Anna Romero, a 35-year-old woman from central Italy, was on vacation when she received a phone call from the Pope. She had written the pontiff earlier this summer, describing her anguish at discovering that she had become pregnant by a man who – unknown to her at the time – was already married.
“In June I discovered I was pregnant through him and when I told him instead of being happy he told me he was already married, already had a child and to have an abortion,” Romero said, according to the Daily Mail.
“I told him that I would not have an abortion and told him to get out of my life.”
Romero described her situation in a letter to the Pope, sharing that she had never had luck with men, and that after marrying young and getting divorced, she thought she had found the perfect man.
However, after learning about the man's existing marriage, she felt “humiliated and betrayed,” and told the Holy Father that she wrote to him because she had “no-one else to turn to.”
“I addressed the letter simply to Pope Francis, the Vatican and put it in the post. I didn't even send it recorded delivery. I didn't really expect to get a reply but then out of the blue when I was on holiday I had a phone call from him.”
Romero said that when the call came in, she knew the number was from Rome because of the city's dial code, and that she recognized the Pope's voice as soon as he started speaking.
“I had only seen the Pope once before, from St. Peter's Square when I lived in Rome,” she said, “I would never have imagined that the Pope would pick up a telephone and call me and speak to me as if I was a dear friend.”

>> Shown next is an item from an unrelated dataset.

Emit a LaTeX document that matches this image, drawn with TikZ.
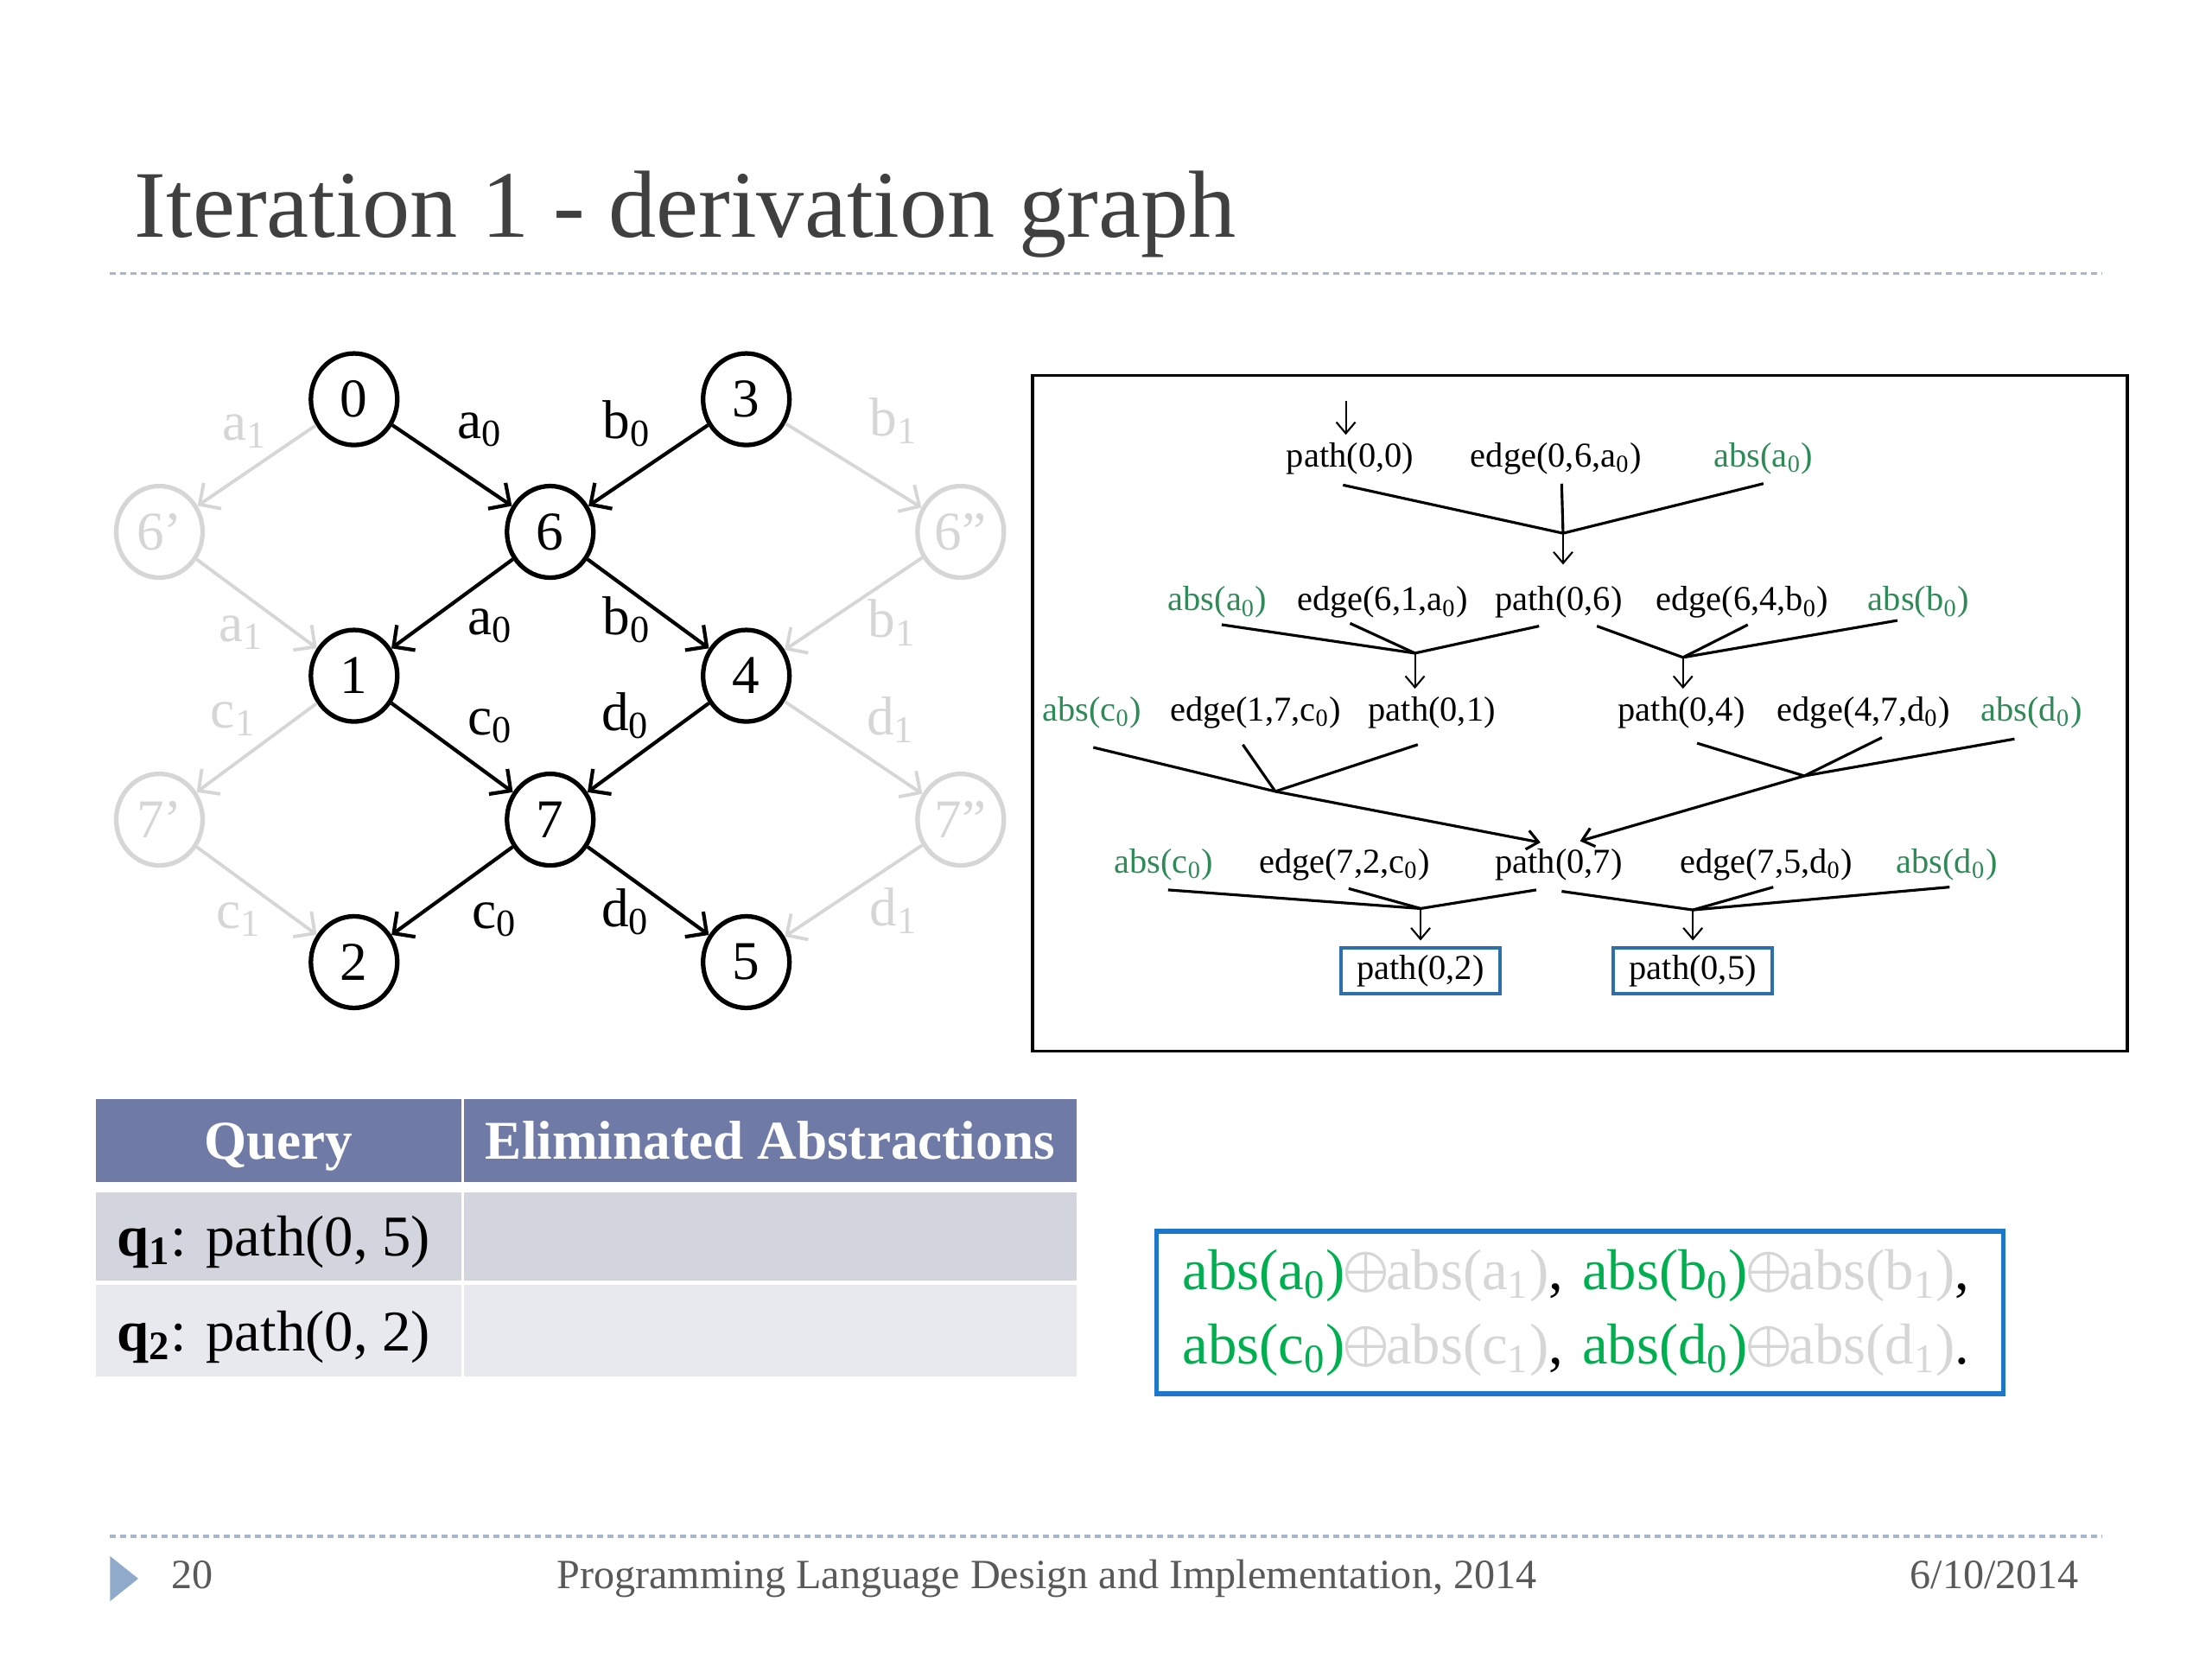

“We were only on the phone for a few minutes but my heart was filled with joy,” she added.
During the call, Pope Francis consoled her, saying that she would never be alone, and that a child is a “gift from God” and “a sign of Divine Providence,” saying also that she had been both “brave and strong” for her unborn child.
When Romero shared her fears of baptizing her baby because she was divorced and a single mother, the Holy Father assured her that he would be her spiritual father, and even voiced his willingness to baptize the baby himself.
Romero said that even if the Pope does not end up performing the baptism, the phone call has changed her life.
She said that she hopes her letter “will be an example for other women who feel they may be distant from the Church simply because they have chosen the wrong man, they are divorced or they are with men who are not worthy of being fathers.”
“I don't know the sex of the baby,” she added, “but if the Pope does baptize it and it's a boy I have no doubt of his name – Francis.”